149.10 ROI Calculation Framework
149.10.1 Cost Components
Investment costs:
Sensors: $100-500 per motor (vibration, temperature)
Gateways: $500-2,000 per zone
Software: $50,000-500,000 (depending on scale)
Integration: 2-5x hardware cost for brownfield
Training: $1,000-5,000 per technician
Operating costs:
Platform licensing: $10-50 per asset/month
Connectivity: $5-20 per gateway/month
Data storage: $0.02-0.05 per GB/month
Analyst time: $50,000-100,000/year for dedicated resources
149.10.2 Benefit Categories
Direct savings:
Reduced emergency repairs (labor + parts + expediting)
Extended equipment life (deferred replacement)
Lower spare parts inventory (order when needed)
Reduced energy consumption (efficient equipment)
Indirect savings:
Avoided production losses (unplanned downtime)
Improved quality (equipment in specification)
Reduced safety incidents (early warning of hazards)
Better capital planning (known equipment condition)
149.10.3 Sample ROI Calculation
Scenario: 100-motor manufacturing plant
Item
Value
Average motor replacement cost
$15,000
Historical failures per year
8
Average downtime per failure
12 hours
Downtime cost per hour
$5,000
Annual failure cost
$600,000
With predictive maintenance:
Item
Value
Investment (sensors, software, integration)
$180,000
Annual operating cost
$36,000
Failure prediction rate
85%
Prevented failures
6.8 per year
Annual savings
$510,000
Payback period
4.2 months
149.11 Implementation Roadmap
149.11.1 Phase 1: Pilot (Months 1-6)
Select 10-20 critical assets
Deploy basic vibration and temperature sensors
Establish data collection infrastructure
Create baseline normal operation profiles
Success metric: Detect one previously undetected issue
149.11.2 Phase 2: Expansion (Months 7-18)
Expand to 50-100 assets
Implement ML-based anomaly detection
Integrate with CMMS for work order generation
Train maintenance technicians on new tools
Success metric: 30% reduction in unplanned downtime
149.11.3 Phase 3: Optimization (Months 19-36)

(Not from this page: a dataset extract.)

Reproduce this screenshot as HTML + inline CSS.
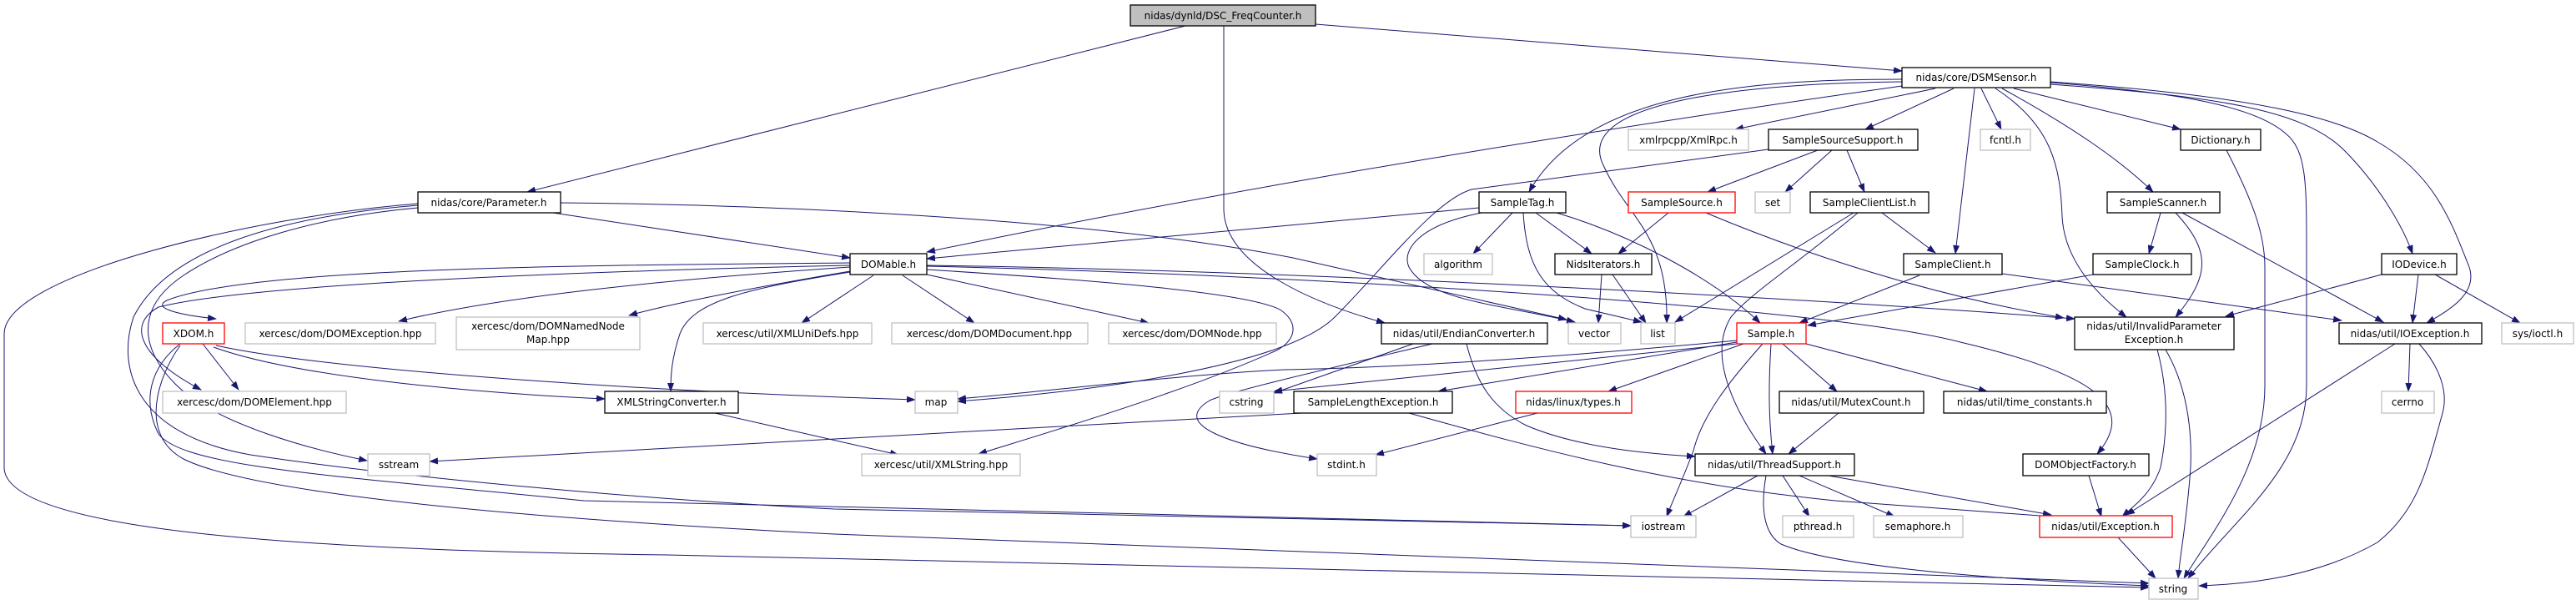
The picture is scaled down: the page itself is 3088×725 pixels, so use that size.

Full facility coverage (all critical assets)
Remaining useful life predictions
Automated parts ordering
Continuous model improvement
Success metric: 50%+ reduction in maintenance costs
149.12 Summary
Predictive maintenance represents the highest-ROI application of Industrial IoT:
Strategy comparison: Predictive maintenance costs $3-5/HP/year vs $10-15/HP/year for reactive, with 50-70% reduction in maintenance spending.
Sensing technologies: Vibration analysis detects bearing defects 2-4 weeks before failure; thermal imaging identifies electrical problems 6-12 months in advance.
ML approaches: Supervised learning predicts specific failure modes with labeled data; unsupervised learning detects anomalies without historical failures; time-series forecasting estimates remaining useful life.
Implementation: Start with high-criticality assets, focus on business impact not just technical capability, and expect 4-6 month payback on well-targeted deployments.
Success factors: Technology is necessary but not sufficient - cultural change, technician training, and organizational commitment are equally important.